Inactive Student Groups
Below is a list of student groups that do not have current leadership. If you are interested in pursuing activities through one of the below organizations, please email email@example.com for more information.
The Animal Assisted Therapy in Social Work group provides a forum for students to discuss and explore the variety of animal assisted interventions in the context of social work - from clinical applications and programs, to evidence based research in the field. Activities will include guest speakers from programs currently incorporating animal assisted therapy (AAT), to peer led discussions of current research regarding efficacy of AAT. In addition, we will hold monthly meetings to facilitate networking and information sharing to raise awareness of local and national lectures, events, and conferences, as well as volunteer opportunities. The group is open to all students.
The mission statement is to provide support to newly arrived immigrant families whose children are in Special needs school. The organization will support the families by providing support serving as an interpreter during IEP meetings, evaluations and helping them find resources for their children. Each club member will conduct these meetings or evaluations during one of the week days. The club will also have workshops for the families in person twice a month (on a weekend) where the workshops will be facilitated by a Professional in the field who will counsel them if needed and provide a safe place to express their concerns. The guiding principles of the organization is to make sure that the children information are kept confidential and made sure that the families are being helped according to their needs.

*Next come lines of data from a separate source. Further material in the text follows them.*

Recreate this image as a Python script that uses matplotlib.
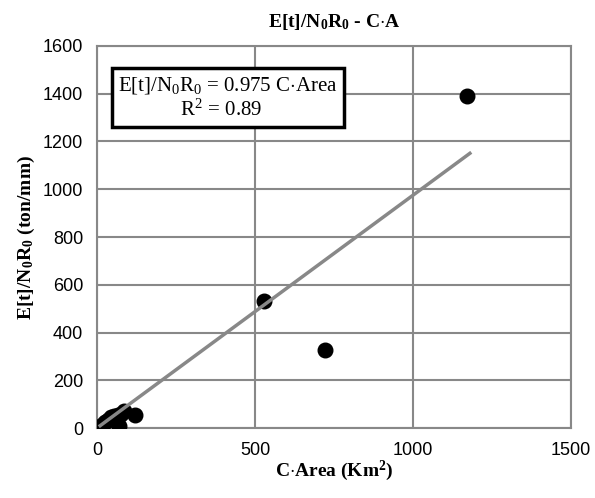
import numpy as np
import matplotlib.pyplot as plt

# data
area = [5, 15, 25, 35, 45, 55, 65, 75, 85, 70, 120, 530, 720, 1170]
enr = [5, 12, 25, 35, 45, 50, 55, 60, 70, 10, 55, 530, 325, 1390]
slope = 0.975
fit_x = [10, 1180]

plt.rcParams['font.family'] = ['Liberation Serif', 'DejaVu Serif']
plt.rcParams['mathtext.fontset'] = 'custom'
plt.rcParams['mathtext.rm'] = 'Liberation Serif'
plt.rcParams['mathtext.it'] = 'Liberation Serif:italic'
plt.rcParams['mathtext.bf'] = 'Liberation Serif:bold'

fig = plt.figure(figsize=(5.95, 4.98), dpi=100)
ax = fig.add_axes([97/595, 1-428/498, (571-97)/595, (428-46)/498])

ax.grid(True, color='#888888', lw=1.5)
ax.set_axisbelow(True)
for s in ax.spines.values():
    s.set_color('#888888')
    s.set_linewidth(1.5)

ax.scatter(area, enr, s=110, color='black', zorder=3)
fx = np.array(fit_x)
ax.plot(fx, slope*fx, color='#888888', lw=2.5, zorder=4)

ax.set_xlim(0, 1500)
ax.set_ylim(0, 1600)
ax.set_xticks([0, 500, 1000, 1500])
ax.set_yticks(range(0, 1601, 200))
ax.tick_params(length=0, pad=10, labelsize=13)
for lb in ax.get_xticklabels() + ax.get_yticklabels():
    lb.set_family('Liberation Sans')

ax.set_title(r'E[t]/N$_\mathbf{0}$R$_\mathbf{0}$ - C$\cdot$A', fontsize=14, fontweight='bold', pad=14)
ax.set_xlabel(r'C$\cdot$Area (Km$^\mathbf{2}$)', fontsize=14, fontweight='bold', labelpad=0)
ax.set_ylabel(r'E[t]/N$_\mathbf{0}$R$_\mathbf{0}$ (ton/mm)', fontsize=14, fontweight='bold', labelpad=4)

ax.text(0.045, 0.925, 'E[t]/N$_0$R$_0$ = 0.975 C$\\cdot$Area\n            R$^2$ = 0.89',
        transform=ax.transAxes, fontsize=15, va='top', ha='left',
        linespacing=1.25,
        bbox=dict(boxstyle='square,pad=0.3', fc='white', ec='black', lw=2.5), zorder=5)

fig.savefig('out.png', dpi=100)
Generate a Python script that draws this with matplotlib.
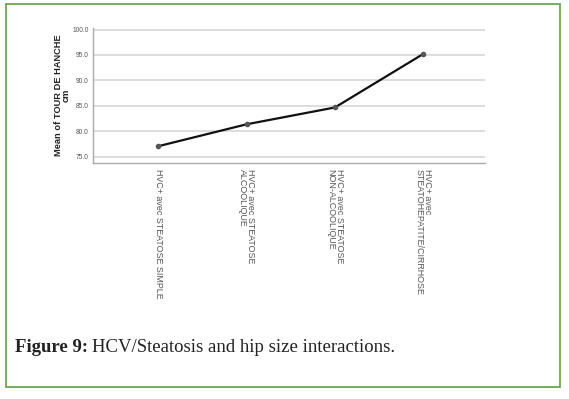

I Recognize You is a student group geared towards providing peer support to those who identify as Women of Color. IRY recognizes the need for socioemotional support for women of color on campus. IRY is a student group that seeks to bring Women of Color together to share their individual experiences both inside and outside of the classroom around topics such as identity, socioeconomic status, leadership, discrimination, and many others. IRY will run as both a support group where members can seek advice and assistance from one another, and also a self-care group where members can practice mindfulness and wellness techniques. IRY believes in and upholds the core values of integrity, respect, competence and social justice. IRY is a space that promotes inclusivity and bares no judgement. Members are encouraged to come as they are, as they will be able to seek sisterhood within the other members. IRY is committed to the professional development of its future social workers through the practice of self-preservation and community.
Social Workers Approaching God (SWAG) is a socially minded group of students interested in the role of faith-based social work practice. SWAG is committed to the development of well-informed social work practices that are also related to faith and/or religious needs and services, which includes vulnerable and underrepresented population and the broader community. The mission will be fulfilled through information sessions, regular 'bible study'-like meetings, peer to peer talks, and community outreach. SWAG is also affiliated with the greater graduate fellowship of NYU, Graduate Christian Fellowship (GCF).
White Students Challenging Racism (WSCR) provides a discussion space at Silver for students with a desire to work toward an anti-racist stance in their practice. The group embraces all levels of experience with racial awareness while fostering cultural competency. This peer-facilitated group provides clinical skill building and support for white anti-racist activism in the social work field.